Problem statement: Retype the run of lines that opens with the line containing "What matplotlib code" and closes with the line containing "ax = fig.add_axes([0.142, 0.105, 0.847, 0.842])", exactly and inclusively, but skip the pictures.

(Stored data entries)
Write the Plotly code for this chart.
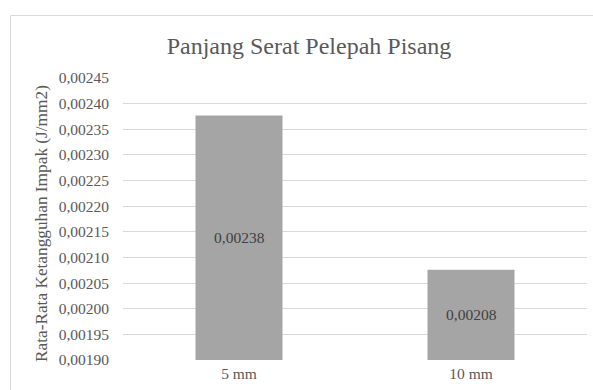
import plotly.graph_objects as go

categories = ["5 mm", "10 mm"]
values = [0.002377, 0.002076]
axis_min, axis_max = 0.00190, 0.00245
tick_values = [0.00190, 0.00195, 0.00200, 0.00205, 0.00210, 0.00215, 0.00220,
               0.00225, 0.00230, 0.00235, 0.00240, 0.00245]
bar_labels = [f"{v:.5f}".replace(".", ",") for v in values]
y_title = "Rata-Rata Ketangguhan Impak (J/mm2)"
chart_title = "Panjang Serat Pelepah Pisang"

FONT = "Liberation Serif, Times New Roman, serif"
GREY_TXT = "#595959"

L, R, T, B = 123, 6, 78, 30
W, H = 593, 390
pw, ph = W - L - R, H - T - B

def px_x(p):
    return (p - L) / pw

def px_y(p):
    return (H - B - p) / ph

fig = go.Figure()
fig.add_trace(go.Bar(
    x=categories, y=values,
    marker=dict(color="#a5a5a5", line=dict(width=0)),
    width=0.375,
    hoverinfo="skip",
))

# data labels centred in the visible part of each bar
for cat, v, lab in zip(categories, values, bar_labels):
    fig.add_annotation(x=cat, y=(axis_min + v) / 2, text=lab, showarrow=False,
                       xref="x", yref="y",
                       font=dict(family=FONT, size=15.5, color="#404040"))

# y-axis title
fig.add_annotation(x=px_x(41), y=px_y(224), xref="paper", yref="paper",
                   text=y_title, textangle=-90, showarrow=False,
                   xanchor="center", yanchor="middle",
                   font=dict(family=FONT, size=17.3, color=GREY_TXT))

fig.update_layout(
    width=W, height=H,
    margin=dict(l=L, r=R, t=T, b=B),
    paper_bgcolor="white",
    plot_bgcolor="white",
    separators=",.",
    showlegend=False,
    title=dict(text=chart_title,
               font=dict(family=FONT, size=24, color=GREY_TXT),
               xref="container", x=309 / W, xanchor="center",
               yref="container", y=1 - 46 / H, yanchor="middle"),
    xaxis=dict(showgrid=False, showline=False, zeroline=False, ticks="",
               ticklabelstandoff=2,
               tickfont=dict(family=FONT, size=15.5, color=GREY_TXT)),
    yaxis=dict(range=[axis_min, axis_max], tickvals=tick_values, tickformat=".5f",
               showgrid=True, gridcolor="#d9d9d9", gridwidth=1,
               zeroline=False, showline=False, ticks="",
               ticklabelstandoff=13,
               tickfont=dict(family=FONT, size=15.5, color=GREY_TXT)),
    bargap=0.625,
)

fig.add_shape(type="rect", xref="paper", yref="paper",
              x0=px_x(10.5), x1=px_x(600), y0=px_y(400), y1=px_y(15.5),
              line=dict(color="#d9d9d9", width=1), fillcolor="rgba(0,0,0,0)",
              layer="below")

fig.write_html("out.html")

--

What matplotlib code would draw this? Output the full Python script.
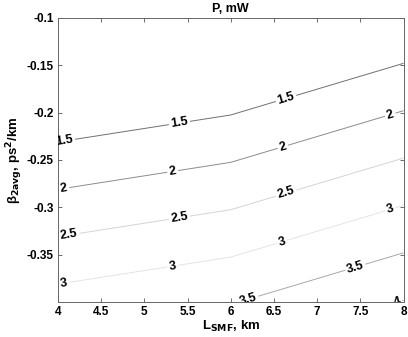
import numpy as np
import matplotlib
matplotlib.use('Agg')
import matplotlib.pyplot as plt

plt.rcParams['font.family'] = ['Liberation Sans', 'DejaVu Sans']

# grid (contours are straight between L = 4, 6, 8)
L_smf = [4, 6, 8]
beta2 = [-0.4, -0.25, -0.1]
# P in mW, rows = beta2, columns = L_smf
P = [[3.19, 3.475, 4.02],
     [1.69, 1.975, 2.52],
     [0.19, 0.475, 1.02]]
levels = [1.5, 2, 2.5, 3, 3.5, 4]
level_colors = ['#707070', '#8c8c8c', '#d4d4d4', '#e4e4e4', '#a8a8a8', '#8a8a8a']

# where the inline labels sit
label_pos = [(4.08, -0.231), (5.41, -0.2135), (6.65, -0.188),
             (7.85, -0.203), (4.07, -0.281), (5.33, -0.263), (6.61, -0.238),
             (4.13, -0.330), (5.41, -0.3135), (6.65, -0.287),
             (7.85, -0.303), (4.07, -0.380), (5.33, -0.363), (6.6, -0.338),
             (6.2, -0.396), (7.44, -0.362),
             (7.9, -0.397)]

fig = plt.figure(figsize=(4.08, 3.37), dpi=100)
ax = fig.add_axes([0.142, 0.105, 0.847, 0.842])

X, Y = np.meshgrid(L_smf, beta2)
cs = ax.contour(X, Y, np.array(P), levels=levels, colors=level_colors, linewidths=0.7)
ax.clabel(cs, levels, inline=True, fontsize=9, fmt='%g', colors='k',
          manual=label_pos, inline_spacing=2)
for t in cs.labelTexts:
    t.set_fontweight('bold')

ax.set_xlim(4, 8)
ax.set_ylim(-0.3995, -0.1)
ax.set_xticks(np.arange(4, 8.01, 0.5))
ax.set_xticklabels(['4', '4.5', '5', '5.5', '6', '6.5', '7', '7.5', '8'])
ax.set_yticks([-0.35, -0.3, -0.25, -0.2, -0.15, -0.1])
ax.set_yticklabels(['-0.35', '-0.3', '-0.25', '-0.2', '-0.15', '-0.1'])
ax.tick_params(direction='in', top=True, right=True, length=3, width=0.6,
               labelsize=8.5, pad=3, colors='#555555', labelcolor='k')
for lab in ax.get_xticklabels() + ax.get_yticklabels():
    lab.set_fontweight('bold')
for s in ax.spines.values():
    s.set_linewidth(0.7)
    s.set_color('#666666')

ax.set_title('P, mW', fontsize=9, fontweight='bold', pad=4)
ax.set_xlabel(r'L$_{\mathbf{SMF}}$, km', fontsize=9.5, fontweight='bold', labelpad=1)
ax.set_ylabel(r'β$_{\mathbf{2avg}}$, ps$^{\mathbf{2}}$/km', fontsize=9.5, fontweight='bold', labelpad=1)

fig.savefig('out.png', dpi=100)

Task response:
What matplotlib code would draw this? Output the full Python script.
import numpy as np
import matplotlib
matplotlib.use('Agg')
import matplotlib.pyplot as plt

plt.rcParams['font.family'] = ['Liberation Sans', 'DejaVu Sans']

# grid (contours are straight between L = 4, 6, 8)
L_smf = [4, 6, 8]
beta2 = [-0.4, -0.25, -0.1]
# P in mW, rows = beta2, columns = L_smf
P = [[3.19, 3.475, 4.02],
     [1.69, 1.975, 2.52],
     [0.19, 0.475, 1.02]]
levels = [1.5, 2, 2.5, 3, 3.5, 4]
level_colors = ['#707070', '#8c8c8c', '#d4d4d4', '#e4e4e4', '#a8a8a8', '#8a8a8a']

# where the inline labels sit
label_pos = [(4.08, -0.231), (5.41, -0.2135), (6.65, -0.188),
             (7.85, -0.203), (4.07, -0.281), (5.33, -0.263), (6.61, -0.238),
             (4.13, -0.330), (5.41, -0.3135), (6.65, -0.287),
             (7.85, -0.303), (4.07, -0.380), (5.33, -0.363), (6.6, -0.338),
             (6.2, -0.396), (7.44, -0.362),
             (7.9, -0.397)]

fig = plt.figure(figsize=(4.08, 3.37), dpi=100)
ax = fig.add_axes([0.142, 0.105, 0.847, 0.842])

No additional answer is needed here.